With the public comment period over for a plan to install a natural gas pipeline underneath parts of Queens, including the Rockaways, opponents still have not abandoned their efforts to stop the controversial project.
Residents were given about two months, until early December, to sound off over the Rockaway Delivery Lateral Project and must now wait for the Federal Energy Regulatory Commission’s final assessment of the project, followed by a vote by Congress. The $265 million project would, if approved by federal legislators, build a gas pipeline that runs through Gateway National Recreation Area, including Jacob Riis Park and Jamaica Bay, as well as install a gas metering and regulating station in two hangars at Floyd Bennett Field.
Defended by the two companies that want to bring the project to fruition – National Grid and Williams Transco – as necessary to address growing energy needs in New York City, opponents have said the project would disrupt the area waterways’ ecosystems and set a precedent allowing private, for-profit companies to lease public park land, among other concerns.
J.K. Canepa of the Coalition Against the Rockaway Pipeline said her group traveled to Albany Wednesday for Gov. Andrew Cuomo’s State of the State address to ensure their message of opposition stays relevant.
“We are concerned about natural gas as a contributor to climate change,” Canepa said. “Yes, it does burn relatively cleanly and puts out a small amount of carbon dioxide when compared to gas, oil or coal. But what it also puts out is methane.”
Williams and National Grid released an Environmental Impact Statement in October assessing how the 3.2-mile, 26-inch pipeline would impact parts of Queens and Brooklyn, which was subject to a public comment period through Dec. 9. Both companies have argued the proposal would make it easier to get natural gas to parts of the city in a safe way.
“We are investing heavily in our gas infrastructure to ensure reliability, safety, and to connect our customers to the energy they need to heat their homes and run their businesses in the most economic manner,” said Ken Daly, president, National Grid New York in a statement. “This project is critical to provide the additional clean economical natural gas supplies that our customers need; it supports the regional environmental goals, and it will help the local community in its ongoing rebuilding efforts.”
In response, Assemblyman Phil Goldfeder (D-Rockaway) fired off a letter to Williams and National Grid pressuring them to preserve the environment of parts of Queens, including Jamaica Bay.
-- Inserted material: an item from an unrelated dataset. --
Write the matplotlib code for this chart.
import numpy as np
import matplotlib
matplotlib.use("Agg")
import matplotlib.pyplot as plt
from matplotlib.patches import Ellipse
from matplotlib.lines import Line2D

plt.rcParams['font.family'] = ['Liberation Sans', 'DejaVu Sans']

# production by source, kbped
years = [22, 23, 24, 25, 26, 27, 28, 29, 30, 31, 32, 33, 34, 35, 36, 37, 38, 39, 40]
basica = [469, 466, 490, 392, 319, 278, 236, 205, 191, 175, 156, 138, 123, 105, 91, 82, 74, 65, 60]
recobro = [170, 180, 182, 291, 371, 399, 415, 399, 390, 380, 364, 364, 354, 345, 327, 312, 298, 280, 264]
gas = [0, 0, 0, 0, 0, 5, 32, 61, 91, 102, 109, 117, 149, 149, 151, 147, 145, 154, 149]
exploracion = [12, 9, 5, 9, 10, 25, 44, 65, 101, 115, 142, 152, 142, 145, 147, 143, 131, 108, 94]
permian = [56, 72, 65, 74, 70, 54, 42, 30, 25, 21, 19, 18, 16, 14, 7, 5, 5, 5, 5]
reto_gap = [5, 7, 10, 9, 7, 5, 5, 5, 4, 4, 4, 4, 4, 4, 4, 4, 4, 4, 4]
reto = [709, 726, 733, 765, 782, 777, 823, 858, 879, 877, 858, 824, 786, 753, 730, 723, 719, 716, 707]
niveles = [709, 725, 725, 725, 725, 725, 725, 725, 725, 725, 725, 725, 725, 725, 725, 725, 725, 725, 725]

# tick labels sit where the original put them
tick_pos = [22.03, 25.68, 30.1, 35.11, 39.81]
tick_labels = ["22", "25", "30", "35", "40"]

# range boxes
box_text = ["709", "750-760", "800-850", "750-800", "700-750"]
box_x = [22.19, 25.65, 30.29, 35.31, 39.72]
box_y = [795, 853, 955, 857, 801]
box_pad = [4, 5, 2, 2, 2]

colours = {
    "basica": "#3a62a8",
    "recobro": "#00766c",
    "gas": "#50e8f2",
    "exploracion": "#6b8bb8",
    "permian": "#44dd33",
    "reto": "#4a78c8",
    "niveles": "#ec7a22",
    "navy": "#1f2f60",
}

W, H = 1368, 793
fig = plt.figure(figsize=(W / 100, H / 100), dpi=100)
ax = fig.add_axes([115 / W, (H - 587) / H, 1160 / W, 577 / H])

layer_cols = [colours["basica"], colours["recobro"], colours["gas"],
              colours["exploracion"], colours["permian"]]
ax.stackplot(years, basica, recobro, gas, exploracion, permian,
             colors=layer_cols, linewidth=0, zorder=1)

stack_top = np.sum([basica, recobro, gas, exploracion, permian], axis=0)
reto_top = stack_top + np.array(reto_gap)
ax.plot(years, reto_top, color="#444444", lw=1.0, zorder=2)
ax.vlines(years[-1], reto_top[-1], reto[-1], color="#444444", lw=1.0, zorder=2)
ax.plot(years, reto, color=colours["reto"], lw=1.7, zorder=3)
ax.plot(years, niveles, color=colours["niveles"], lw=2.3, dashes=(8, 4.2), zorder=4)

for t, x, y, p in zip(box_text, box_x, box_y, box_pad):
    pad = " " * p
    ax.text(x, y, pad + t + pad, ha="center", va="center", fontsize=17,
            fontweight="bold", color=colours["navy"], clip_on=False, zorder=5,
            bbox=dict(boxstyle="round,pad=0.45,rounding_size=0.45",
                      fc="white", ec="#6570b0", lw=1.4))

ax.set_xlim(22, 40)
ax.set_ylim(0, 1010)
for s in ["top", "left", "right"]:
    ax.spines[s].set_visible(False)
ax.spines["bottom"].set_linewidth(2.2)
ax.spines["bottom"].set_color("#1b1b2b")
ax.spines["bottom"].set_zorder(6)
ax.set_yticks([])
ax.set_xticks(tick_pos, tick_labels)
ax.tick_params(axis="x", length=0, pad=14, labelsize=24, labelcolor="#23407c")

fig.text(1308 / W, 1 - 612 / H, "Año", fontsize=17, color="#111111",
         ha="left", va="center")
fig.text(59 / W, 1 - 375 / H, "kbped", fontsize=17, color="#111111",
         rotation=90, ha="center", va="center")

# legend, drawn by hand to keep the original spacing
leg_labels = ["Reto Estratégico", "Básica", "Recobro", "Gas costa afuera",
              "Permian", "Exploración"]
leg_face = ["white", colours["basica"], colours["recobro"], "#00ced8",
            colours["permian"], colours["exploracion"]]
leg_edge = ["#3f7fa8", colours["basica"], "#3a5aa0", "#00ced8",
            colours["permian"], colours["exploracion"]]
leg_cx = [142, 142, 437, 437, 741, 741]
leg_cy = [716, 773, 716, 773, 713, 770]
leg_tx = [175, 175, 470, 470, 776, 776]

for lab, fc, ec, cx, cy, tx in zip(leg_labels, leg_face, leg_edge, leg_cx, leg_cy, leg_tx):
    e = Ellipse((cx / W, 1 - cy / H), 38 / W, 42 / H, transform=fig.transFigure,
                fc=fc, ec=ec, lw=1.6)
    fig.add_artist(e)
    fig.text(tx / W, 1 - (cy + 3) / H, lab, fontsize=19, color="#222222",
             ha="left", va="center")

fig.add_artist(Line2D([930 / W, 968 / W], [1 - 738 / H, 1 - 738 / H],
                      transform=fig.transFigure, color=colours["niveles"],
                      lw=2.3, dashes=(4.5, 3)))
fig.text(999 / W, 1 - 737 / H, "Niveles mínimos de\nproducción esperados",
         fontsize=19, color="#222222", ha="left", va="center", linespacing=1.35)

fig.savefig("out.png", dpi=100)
Though he has not publicly supported or opposed the plan just yet, Goldfeder’s biggest argument revolved solely around sustainability.
“It’s not about being greedy. It’s about doing the best we can for Jamaica Bay,” he said. “The bay is an economic attraction for the community and we need to ensure we’re not hurting it, but making it better instead.”
Canepa said environmental safety was only one of the coalition’s several bullet points leading the opposition to the project and the group would spend the coming weeks
holding meetings to calculate the next plan of attack.
One of the coalition’s talking points has revolved around the readiness of New York to rely more heavily on renewable energy. A report published by Stanford University engineering professor Mark Z. Jacobson and his colleagues argued the same point, arguing against natural gas and explaining how New York could become completely renewable by 2030 relying only on wind, water and sun without losing money.
“Natural gas is excluded for several reasons,” the report said. “The mining, transport, and use of conventional natural gas for electric power results in at least 60 to 80 times more carbon-equivalent emissions and air pollution mortality per unit electric power generated than does wind energy over a 100-year time frame. “
In his report, Jacobson argued the conversion would create more jobs than lost, since most energy would be from within the state. It would also create long-term energy price stability, since fuel costs would be reduced to zero, Jacobson said.